Toyota also plays a role in supporting a program like FRR but they’re only willing to support so many cars, it seems. Their roster (pending Leavine Family Racing) could drop to only four next season as Truex will be absorbed into JGR. (Reports from multiple outlets have Daniel Suarez ousted from the No. 19 in favor of Truex and crew chief Cole Pearn). NASCAR’s two other manufacturers, Ford and Chevy, may soon consolidate if costs in terms of chassis and equipment keep rising.

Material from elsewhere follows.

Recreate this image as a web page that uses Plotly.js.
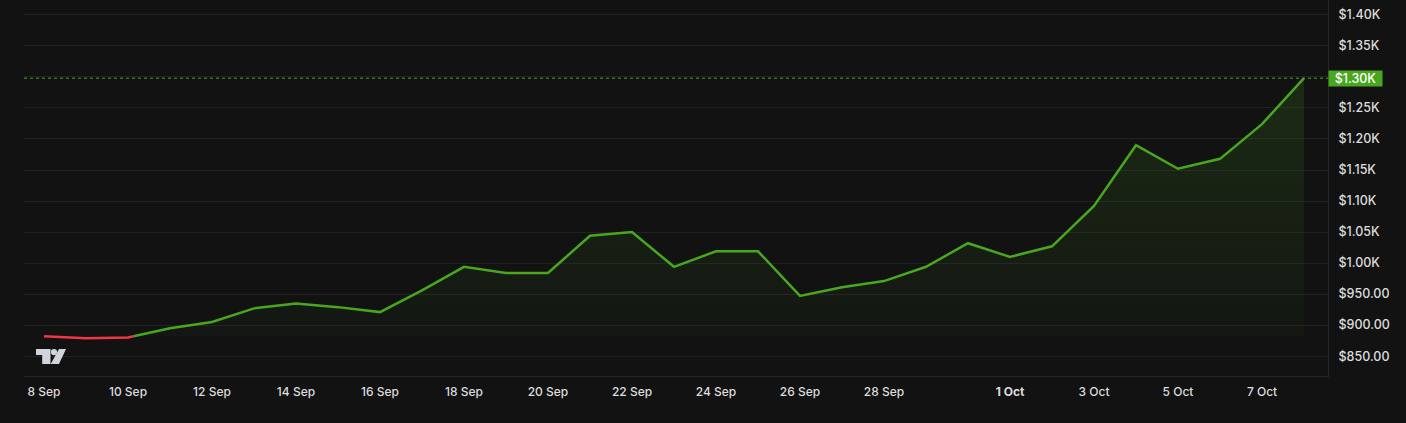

Which brings us back to that doomsday scenario. NASCAR’s Roger Goodell, Brian France, currently finds himself in rehab one month removed from a DUI and drug possession arrest out in the Hamptons. Replacement Jim France has yet to hold a press conference since assuming a temporary role. This chaos surrounds persistent rumors the entire series is being put up for sale.
And yet… there’s nothing, not a peep from the guys at the top. There’s no firm understanding of the sport’s long-term direction. There’s no rerouting of additional television funds into ownership to ensure survival. There’s no plan to shore up the franchising system which, at the present time, isn’t working well. Don’t expect a lot of money for Visser’s guaranteed charter spot considering the last one, at now-bankrupt BK Racing sold for .09 percent of what the last NFL sale was worth to Front Row Motorsports.
Could you imagine an actual company out in the business world working in this way? The story sounds more like a Toys ‘R’ Us bankruptcy than what is (still) one of the largest national sports in America. There’s still time to right this ship and keep it from sinking.
But what the sport needs is a leader, willing to step up, fix the problems and find a way to put out the fire. Instead? The fire truck sits parked in a stall down in Florida somewhere. It’s just watching as the place burns and people flee.
Visser’s the latest to find his way out. Who’s next?